Mounties say they have detailed an extensive log of complaints and calls for service linked to the tent city at Goldstream Provincial Park since campers moved there Tuesday.
That includes four calls Wednesday night for a report of a break and enter attempt at a house near the park, an outstanding warrant, theft of firewood and open drug use.
Park rangers have also received reports from campers not associated to the tent city group, including theft from other campsites, damage to the park's gate and more complaints of drug use in public washrooms, according to Mounties.
"It's a little bit frustrating. It's not that it makes me mad, because there also is people in there not on their own terms, but for the people making decisions to put themselves there, it's a little bit frustrating," said neighbour Lucas Crowther. "Especially to be living here my whole life, this is my daily walk and all of a sudden I'm being told that I can't."
But others say the issue of homelessness runs deeper than just Goldstream Park.
"I can feel for somebody trying to find a place to live. It is very hard here," said a neighbour walking his dog in the area. "That's a big issue."

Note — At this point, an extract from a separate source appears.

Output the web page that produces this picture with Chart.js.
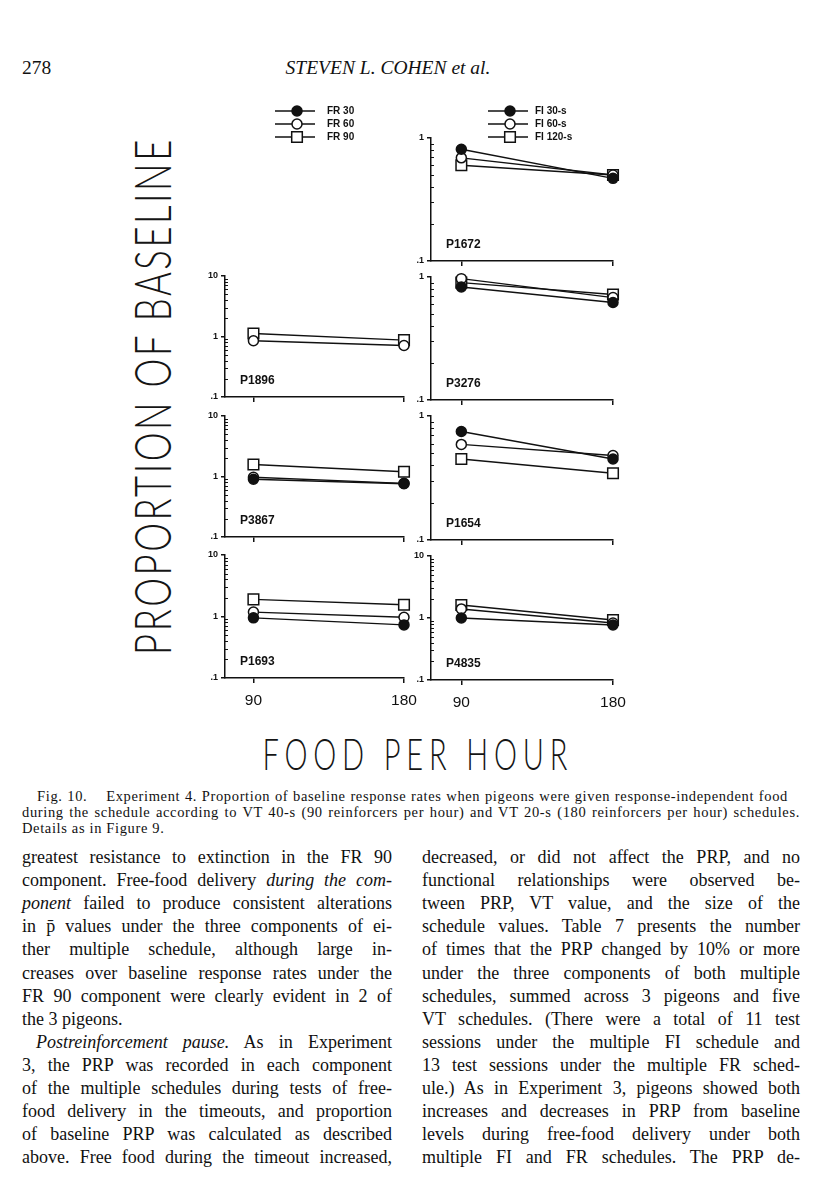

In a Friday news release, the officer in charge of the West Shore RCMP detachment said an early morning sweep of the camp turned up several needles strewn on the ground, including an uncapped syringe.
"Members spoke with camp leader, Ms. Brett and advised her that open drug use and negligence by having open needles around a campground was clearly not acceptable as there could be children or pets sharing this same space," Insp. Todd Preston said.
"She stated she agreed and her campers had picked up all of the needles at 18:30 hours the night before. She stated she would immediately have others clean up the site and pick up all of the remaining open and unopened needles that they could find."
He said Mounties would be increasing patrols in the park, and working with BC Parks staff to enforce park rules and regulations.
Langford Mayor Stew Young released his own statement Friday calling on the provincial government to establish a task force to provide 24-hour care and on-site services for the group.
Members of the tent city, who were evicted from two separate parks in Saanich within a week, say their goal has always been to bring attention to the lack of housing for those in need.
Campers were initially told they had to leave when Mounties shut down access to the park earlier this week.
The provincial government has since clarified there is no deadline for them to leave as it looks into housing options for the group.